In an address to the public Wednesday afternoon, President Barack Obama announced that he will sign 23 executive actions that provide law enforcement, schools, mental health professionals and the public health community more tools to combat gun violence.
The actions include launching a responsible gun ownership campaign, having the Consumer Product Safety Commission review standards for gun safes and locks, nominating a director for the Bureau of Alcohol, Tobacco and Firearms and directing the Center for Disease Control to research the causes and prevention of gun violence.
Obama also want to improve incentives and look at removing any unnecessary legal barriers that may prevent states from sharing information with the federal background check system, a move that could help legislation similar to State Representantive Todd Stephen's bill that would add Pennsylvania's mental health records to the national database.
The President's announcement comes from recommendations presented by Vice President Joe Biden after he and other Cabinet members conducted meetings with representatives from the gun, video game and health care industry as well as religious leaders and advocacy groups.
As Obama uses the power of the Executive Office to address gun safety, he has also called on Congress to enact stricter laws and statutes in the months to come.
"To make a real and lasting difference," Obama said in a prepared statement, "Congress, too, must act - and Congress must act soon. And I’m calling on Congress to pass some very specific proposals right away."
The President has proposed the following:
- Require a universal background check for anyone trying to buy a gun;
- Ban military-style assault weapons and a 10-round limit on magazines;
- Harsher punishments for illegal gun sales and trafficking;
- Act on the administration's $4 billion proposal to keep 15,000 police officers employed;
- Confirming the nomination of Todd Jones as ATF director.
"I intend to use whatever weight this office holds to make them a reality," Obama said in a statement released by the White House. "Because while there is no law or set of laws that can prevent every senseless act of violence completely, if there is even one thing we can do to reduce this violence – if even one life can be saved – we have an obligation to try."
The actions take place 33 days after 26 children and adults at Sandy Hook Elementary in Newtown, Conn., were killed in a shooting that shook the nation. The tragedy brought shined a bright spotlight on the gun debate, as gun control supporters demanded stricter legislation while many gun owners resented what they saw as a politicization of the massacre.
Response was swift after Obama presented his proposals. The National Rifle Association released a short but direct statement to the media.
"Attacking firearms and ignoring children is not a solution to the crisis we face as a nation," the organization said in the statement. "Only honest, law-abiding gun owners will be affected and our children will remain vulnerable to the inevitability of more tragedy."
Local officials also weighed in on the stronger push for new gun control measures. Representative Allyson Schwartz (PA-13) applauded the administration's announcement, calling it a "comprehensive plan to keep guns out of the wrong hands."
On the other side of the aisle, Rep. Mike Fitzpatrick (PA-8) stressed the need for a bipartisan approach to the issue that includes input from all branches of the government.
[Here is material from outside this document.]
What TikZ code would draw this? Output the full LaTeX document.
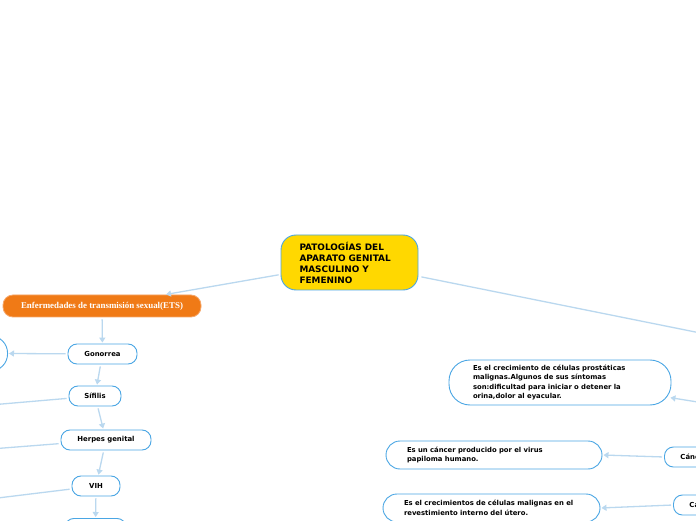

He recognized the need for the proposed measures and the need for stronger enforcement for current laws.
"Our focus should be on measures which have the widest positive effect that have the support of both Republicans and Democrats in Congress," siad Fitzpatrick in a statement released by his office. "My sense is those include background checks and mental health records reporting with the goal of keeping dangerous weapons out of the hands of dangerous people."